National Marriage Tribunal

Sister Violet Mupamhadzi

National Marriage Tribunal Coordinator

Tel: 0242 68644237053
Cell: 0779 302 956

“The zeal or salvation of souls that, today like yesterday, always remains the supreme end of the church’s institutions, rules and laws.  Thus, charity and mercy demand that the church, like a good mother, be near her children who feel themselves estranged from her”. [Pope Francis in Mitis Iudex Dominus Iesus #2.]

What is National Marriage Tribunal?

The National Marriage Tribunal is primarily part of the Church’s judicial system.  It comes into direct contact with people whose lives have often been scarred by experience of a broken marriage. It upholds the supreme law of the Church. The Marriage Tribunal often deals with people who are still hurting deeply, people who at times feel very alienated from the Church, who are laden with great deal of guilt. The National Marriage Tribunal is to safeguard the rights of individuals and the common good. It promotes justice in all juridical matters. The major portion of the National Marriage Tribunal’s work revolves around the “annulment process” as a response to requests by those who have divorced to investigate whether their former marriages fulfilled the Church’s theological and canonical understanding of marriage.

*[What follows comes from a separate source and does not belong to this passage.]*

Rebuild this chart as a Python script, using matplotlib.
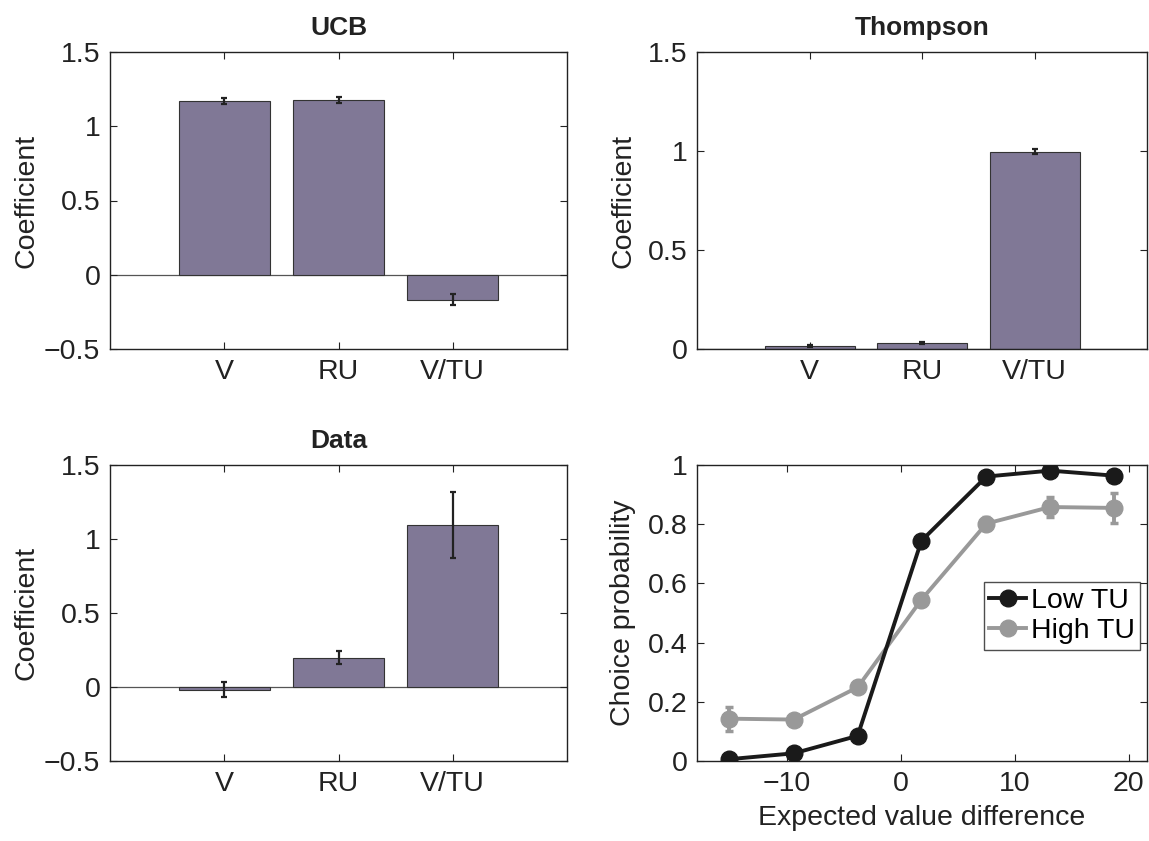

What is an annulment (a Declaration of Invalidity)?

An annulment is a Declaration of Invalidity, that is, after a thorough review of the marriage the church court’s 1st instance (Tribunal) finds that on the wedding day a particular marriage lacked an element so essential to marriage that the marriage never bound either party from the beginning.  Therefore, so far as this particular marriage is concerned, each party is free to marry another person in the Catholic Church, if that is desired.  The Declaration of Invalidity, annulment, does not mean there was no marital relationship.  The Catholic Church realizes a relationship existed and is not saying that one did not exist but rather the required form was either absent or defective, an impediment of either divine, natural or ecclesiastical law remained undispensed, or consent itself was defective so that the elements necessary for a valid union were not in place.

Our Vision Statement

To reflect and experience Christ in the ministry of justice through the compassionate and equitable application of Church law and protect the rights and dignity of each person without discrimination, to seek truth and justice in all juridical matters, to provide healing and to uphold the supreme law of the Church, that is the salvation of souls.


The main purpose of the National Marriage Tribunal procedure is to:

  • contribute to the pastoral aims of the Church;
  • enable people to marry in the Church;
  • have their unions recognised by the Church;
  • and participate in the Sacraments.

The Marriage Tribunal does the following:

  • Reviews, processes, and adjudicates petitions for invalidity of marriage (annulments)
  • Supervises dispensations and permissions for the celebration of marriage in the Catholic Church.
  • Performs canonical research for clergy and laity upon request.
  • Presents information sessions to inform the public of the work of the Tribunal.
  • Offers workshops for clergy, religious and laity concerning the adjudication of matrimonial cases, marriage preparation, prenuptial paperwork processing, and sacramental record keeping.
  • Organise counselling sessions that bring healing and evangelise people in order to meet their spiritual needs.
  • Mobilise resources for sustainability.